Everything from the first line of the data through the line with "const legendRightColumn = ['Control" is to be echoed exactly, minus the pictures.
## start
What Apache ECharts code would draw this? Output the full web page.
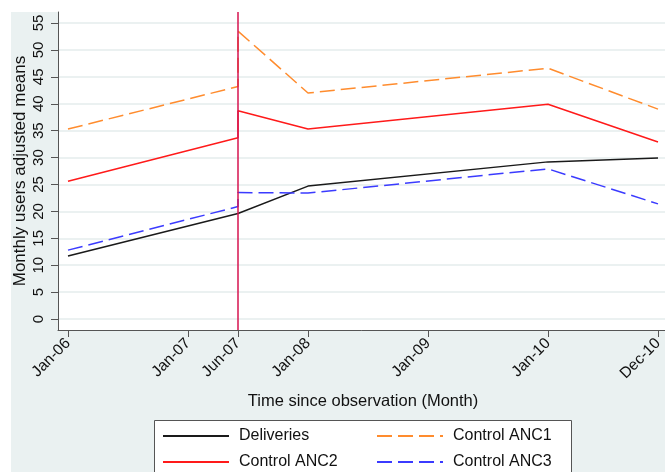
<!DOCTYPE html>
<html><head><meta charset="utf-8">
<script src="https://cdn.jsdelivr.net/npm/echarts@6/dist/echarts.min.js"></script>
<style>
html,body{margin:0;padding:0;background:#fff;}
#bg{position:absolute;left:11px;top:12px;width:654px;height:460px;background:#eaf1f1;}
#chart{position:absolute;left:0;top:0;width:665px;height:472px;}
</style></head><body>
<div id="bg"></div><div id="chart"></div>
<script>
// Months since Jan-06
const months = [0, 17, 17, 24, 48, 59];
const deliveries  = [11.7, 19.6, 19.6, 24.7, 29.2, 29.9];
const controlANC1 = [35.3, 43.2, 53.5, 42.0, 46.6, 39.0];
const controlANC2 = [25.6, 33.7, 38.7, 35.3, 39.9, 32.9];
const controlANC3 = [12.8, 20.9, 23.5, 23.4, 27.9, 21.4];
const tickMonths = [0, 12, 17, 24, 36, 48, 59];
const tickLabels = ['Jan-06', 'Jan-07', 'Jun-07', 'Jan-08', 'Jan-09', 'Jan-10', 'Dec-10'];
const yTicks = [0, 5, 10, 15, 20, 25, 30, 35, 40, 45, 50, 55];
const interventionMonth = 17;
const legendLeftColumn = ['Deliveries', 'Control ANC2'];
const legendRightColumn = ['Control ANC1', 'Control ANC3'];

const FONT = 'Liberation Sans, Arial, Helvetica, sans-serif';
const toPts = vals => months.map((m, i) => [m, vals[i]]);

const legendCommon = {
  top: 420, orient: 'vertical', z: 10,
  padding: [8, 0, 0, 8],
  itemWidth: 66, itemHeight: 16, itemGap: 10,
  itemStyle: {opacity: 0, borderWidth: 0},
  textStyle: {fontSize: 16, color: '#111', fontFamily: FONT, padding: [0, 0, 0, 5]}
};

const chart = echarts.init(document.getElementById('chart'), null, {renderer: 'canvas'});
chart.setOption({
  animation: false,
  backgroundColor: 'transparent',
  textStyle: {fontFamily: FONT},
  grid: {left: 58, top: 12, width: 610, height: 318, show: true, backgroundColor: '#fff', borderWidth: 0,
    containLabel: false, outerBoundsMode: 'none'},
  graphic: [{
    type: 'rect', z: 1, silent: true,
    shape: {x: 154.5, y: 420.5, width: 417, height: 70},
    style: {fill: '#fff', stroke: '#555', lineWidth: 1}
  }],
  xAxis: {
    type: 'value', min: -1, max: 60,
    name: 'Time since observation (Month)', nameLocation: 'middle', nameGap: 63,
    nameMoveOverlap: false,
    nameTextStyle: {fontSize: 16.5, color: '#111', fontFamily: FONT},
    axisLine: {show: true, onZero: false, lineStyle: {color: '#555', width: 1}},
    axisTick: {show: true, customValues: tickMonths, length: 7, lineStyle: {color: '#555'}},
    axisLabel: {customValues: tickMonths, rotate: 45, margin: 11, fontSize: 15.5, color: '#111', fontFamily: FONT,
      formatter: v => tickLabels[tickMonths.indexOf(v)] || ''},
    splitLine: {show: false}
  },
  yAxis: {
    type: 'value', min: -2.04, max: 57.05,
    name: 'Monthly users adjusted means', nameLocation: 'middle', nameGap: 29,
    nameMoveOverlap: false,
    nameTextStyle: {fontSize: 17, color: '#111', fontFamily: FONT},
    axisLine: {show: true, onZero: false, lineStyle: {color: '#555', width: 1}},
    axisTick: {show: true, customValues: yTicks, length: 7, lineStyle: {color: '#555'}},
    axisLabel: {customValues: yTicks, rotate: 90, margin: 12, fontSize: 15, color: '#111', fontFamily: FONT},
    splitLine: {show: true, lineStyle: {color: '#e5ecec', width: 1.5}}
  },
  legend: [
    Object.assign({left: 154, data: legendLeftColumn}, legendCommon),
    Object.assign({left: 368, data: legendRightColumn}, legendCommon)
  ],
  series: [
    {name: 'Deliveries', type: 'line', symbol: 'none', data: toPts(deliveries),
      lineStyle: {color: '#1a1a1a', width: 1.5}, itemStyle: {color: '#1a1a1a'},
      markLine: {silent: true, symbol: ['none', 'none'], label: {show: false},
        lineStyle: {color: '#d6134f', width: 1.5, type: 'solid'},
        data: [{xAxis: interventionMonth}]}},
    {name: 'Control ANC1', type: 'line', symbol: 'none', data: toPts(controlANC1),
      lineStyle: {color: '#ff8c2e', width: 1.5, type: [15, 6]}, itemStyle: {color: '#ff8c2e'}},
    {name: 'Control ANC2', type: 'line', symbol: 'none', data: toPts(controlANC2),
      lineStyle: {color: '#ff1a1a', width: 1.5}, itemStyle: {color: '#ff1a1a'}},
    {name: 'Control ANC3', type: 'line', symbol: 'none', data: toPts(controlANC3),
      lineStyle: {color: '#3b3bff', width: 1.5, type: [15, 6]}, itemStyle: {color: '#3b3bff'}}
  ]
});
</script>
</body></html>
## end
CORRECT RESPONSE:
What Apache ECharts code would draw this? Output the full web page.
<!DOCTYPE html>
<html><head><meta charset="utf-8">
<script src="https://cdn.jsdelivr.net/npm/echarts@6/dist/echarts.min.js"></script>
<style>
html,body{margin:0;padding:0;background:#fff;}
#bg{position:absolute;left:11px;top:12px;width:654px;height:460px;background:#eaf1f1;}
#chart{position:absolute;left:0;top:0;width:665px;height:472px;}
</style></head><body>
<div id="bg"></div><div id="chart"></div>
<script>
// Months since Jan-06
const months = [0, 17, 17, 24, 48, 59];
const deliveries  = [11.7, 19.6, 19.6, 24.7, 29.2, 29.9];
const controlANC1 = [35.3, 43.2, 53.5, 42.0, 46.6, 39.0];
const controlANC2 = [25.6, 33.7, 38.7, 35.3, 39.9, 32.9];
const controlANC3 = [12.8, 20.9, 23.5, 23.4, 27.9, 21.4];
const tickMonths = [0, 12, 17, 24, 36, 48, 59];
const tickLabels = ['Jan-06', 'Jan-07', 'Jun-07', 'Jan-08', 'Jan-09', 'Jan-10', 'Dec-10'];
const yTicks = [0, 5, 10, 15, 20, 25, 30, 35, 40, 45, 50, 55];
const interventionMonth = 17;
const legendLeftColumn = ['Deliveries', 'Control ANC2'];
const legendRightColumn = ['Control ANC1', 'Control ANC3'];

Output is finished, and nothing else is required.